One of the most underused features of ChatGPT has been its memory. 

OpenAI has been calling attention to this feature recently, in the form of announcing that ChatGPT will now have a much more broad recall capacity. 

So, if you use a certain account for ChatGPT, you have the choice to opt into a memory feature that enables ChatGPT to draw on information from multiple, previous conversations instead of the traditional short-term memory of one conversational thread. 

This capability enables business owners and their marketing partners to more easily create content based on previously provided and/or generated information.

So, if you gave ChatGPT in a previous conversation a spreadsheet of all of the shoes that your company sells, in a new conversation it will be able to draw on that list in writing copy about certain shoes. 

What this does is save time in creating content. Instead of making ChatGPT relearn information that is crucial to your content strategy, it can easily draw from its memory to pick up right where you left off. 

In the end, ChatGPT’s improved memory allows for business owners to put out stronger automated marketing content that is more steeped in the language and facts of the business. 

This is all due to the power of callbacks, which at one time were limited to a single conversational thread for ChatGPT.

The Power of Callbacks in ChatGPT’s Improved Memory

Many users sort of just assume that each new prompt with ChatGPT cleans the slate, so to speak. 
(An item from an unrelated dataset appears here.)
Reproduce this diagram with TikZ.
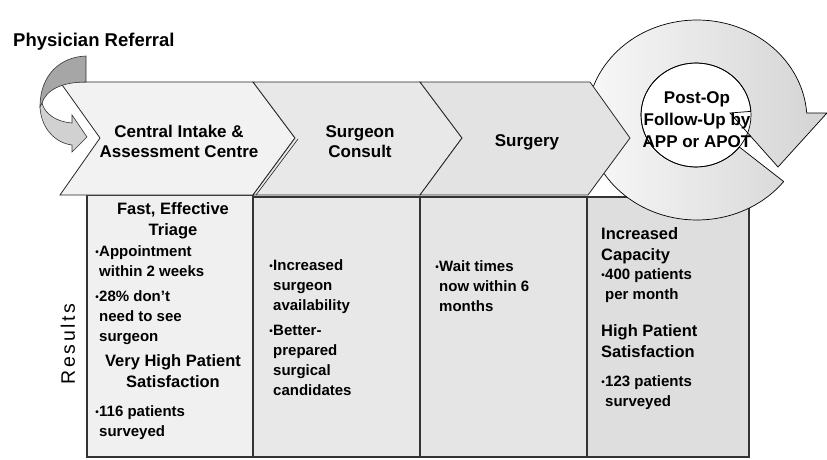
\documentclass[tikz,border=0pt]{standalone}
\usepackage{fontspec}
\usetikzlibrary{calc}
\setmainfont{Liberation Sans}
\newcommand\bul{\makebox[0pt][r]{\fontsize{10}{10}\selectfont\raisebox{1pt}{•}\hspace{0.4pt}}}
\begin{document}
\begin{tikzpicture}[x=1pt,y=-1pt,
  chev/.style={draw=black!85, line width=0.8pt, line join=miter},
  resbox/.style={draw=black!80, line width=1.1pt},
  stage/.style={font=\bfseries\fontsize{17}{20}\selectfont, align=center, inner sep=0pt},
  head/.style={font=\bfseries\fontsize{16.5}{21}\selectfont, align=center, inner sep=0pt},
  bullets/.style={font=\bfseries\fontsize{15}{20}\selectfont, align=left, inner sep=0pt, anchor=north west},
]
\useasboundingbox (0,0) rectangle (827,460);

% result columns
\path[resbox, fill=black!6]  (87,195)  rectangle (253,457);
\path[resbox, fill=black!9]  (253,197) rectangle (420,457);
\path[resbox, fill=black!10] (420,197) rectangle (587,457);
\path[resbox, fill=black!13] (587,197) rectangle (749,457);

% circular follow-up arrow (outer rim centred on co, hole centred on ci)
\coordinate (co) at (697,120);
\coordinate (ci) at (696,115);
\path[shading=axis, left color=black!2, right color=black!17]
  ($(co)+(38:110 and 100)$) arc[start angle=38, end angle=356, x radius=110, y radius=100]
  -- (827,113) -- (778,167) -- (730,113)
  -- ($(ci)+(356:55 and 52)$) arc[start angle=356, end angle=38, x radius=55, y radius=52]
  -- cycle;
\fill[white] (ci) ellipse[x radius=55, y radius=52];
\draw[line width=0.7pt, line join=miter]
  ($(co)+(38:110 and 100)$) arc[start angle=38, end angle=356, x radius=110, y radius=100]
  -- (827,113) -- (778,167) -- (730,113)
  -- ($(ci)+(356:55 and 52)$) arc[start angle=356, end angle=38, x radius=55, y radius=52]
  -- cycle;
\draw[line width=0.7pt] (ci) ellipse[x radius=55, y radius=52];

% process chevrons
\path[chev, fill=black!5]  (60,82) -- (253,82) -- (295,138) -- (253,195) -- (60,195) -- (100,138) -- cycle;
\path[chev, fill=black!9]  (253,82) -- (420,82) -- (462,138) -- (420,195) -- (253,195) -- (295,138) -- cycle;
\draw[black!85, line width=0.6pt] (256,195) -- (298,139);
\path[chev, fill=black!11] (420,82) -- (590,82) -- (630,138) -- (588,195) -- (420,195) -- (462,138) -- cycle;

% referral arrow curling into the first stage
\path[draw=black!80, line width=0.6pt, fill=black!35]
  (86,56) .. controls (60,57) and (40,75) .. (40,107)
  -- (42,103) .. controls (46,90) and (62,82) .. (86,82) -- cycle;
\path[draw=black!80, line width=0.6pt, fill=black!18]
  (40,107) .. controls (41,128) and (55,143) .. (72,145)
  -- (72,152) -- (87,137) -- (72,115) -- (72,123)
  .. controls (58,122) and (45,115) .. (42,103) -- cycle;

% labels
\node[font=\bfseries\fontsize{18.5}{20}\selectfont, anchor=base west, inner sep=0pt] (ref) at (13,47) {Physician Referral};
\node[stage] (s1) at (179,141) {Central Intake \&\\Assessment Centre};
\node[stage] (s2) at (360,142) {Surgeon\\Consult};
\node[stage] (s3) at (527,142) {Surgery};
\node[stage, font=\bfseries\fontsize{17}{22}\selectfont] (s4) at (697,120) {Post-Op\\Follow-Up by\\APP or APOT};

\node[font=\fontsize{19.5}{20}\selectfont\addfontfeature{LetterSpace=14}, rotate=90, inner sep=0pt] (res) at (68,344) {Results};

\node[head, anchor=north] (t1a) at (173,202) {Fast, Effective\\Triage};
\node[bullets] (t1b) at (99,245) {\bul Appointment\\within 2 weeks\\[5pt]\bul 28\% don’t\\need to see\\surgeon};
\node[head, anchor=north] (t1c) at (173,354) {Very High Patient\\Satisfaction};
\node[bullets] (t1d) at (99,405) {\bul 116 patients\\surveyed};

\node[bullets] (t2) at (273,259) {\bul Increased\\surgeon\\availability\\[5pt]\bul Better-\\prepared\\surgical\\candidates};

\node[bullets] (t3) at (439,260) {\bul Wait times\\now within 6\\months};

\node[head, align=left, anchor=north west] (t4a) at (601,227) {Increased\\Capacity};
\node[bullets] (t4b) at (605,268) {\bul 400 patients\\per month};
\node[head, align=left, anchor=north west] (t4c) at (601,324) {High Patient\\Satisfaction};
\node[bullets] (t4d) at (605,375) {\bul 123 patients\\surveyed};
\end{tikzpicture}
\end{document}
But it has long been the case that even in one thread of conversation with ChatGPT, a user would be able to refer to previous information given in the thread. 

Many long-time users realize this, and have been using the short-term memory aspect of the conversational threads to have ChatGPT continually rewrite and rework a piece of content until it is in a satisfactory form. 

For instance, suppose you and your family are gathered around the living room’s desktop computer to generate an email to send to your family lawyer to wish her a happy Saint Patrick’s Day.

The first result is a bawdy limerick that you would not wish to send to your family lawyer, so your family requests a rewrite. 

The rewrite cleans up the rewrite, but one family member claims that there are simply far too many dactyls, and that the final product should not have such an obvious overreliance on dactyls, for your family lawyer has high aesthetic standards and, as such, values variance in any sample of prosody’s metrical footage. 

And so, through a prolonged back-and-forth between family and ChatGPT, you all at last arrive at a version of the limerick that all in attendance consider satisfiable enough to send along to the family lawyer. 

Be Careful What You Share

Yes, it is true that we are pretty much constantly oversharing on the Internet. Just go on any major platform and you will see as much. 

Even if you don’t browse the digital public town halls, you probably often provide information on online forms that you wouldn’t typically give to a stranger in person.

Examples include your credit card number, the make and model of your first car (if creating or answering one of those security questions that function as like backup passwords), names of your children and pets, your social security number–commonly abbreviated as “SSN” in the asterisked required fields of the fill-out forms–, address including ZIP code, and the like. 

And those are just your own personal details. What of your business’ details? You customers’? How about your employees’? And let us not forget those ever-valuable trade secrets that are helping you retain your foothold in an ever-competitive market. 

The moral of this paragraph is that you should refrain from putting into ChatGPT’s improved memory bank anything about or related to your business that you would not want to be exposed in a hack-leak incident. 

And, it must be said, OpenAI has indeed been recording conversations for the sake of continually training its conversational computing platform. Though the company claims to scrub certain sensitive information before training, it’s better to err on the side of caution in this case.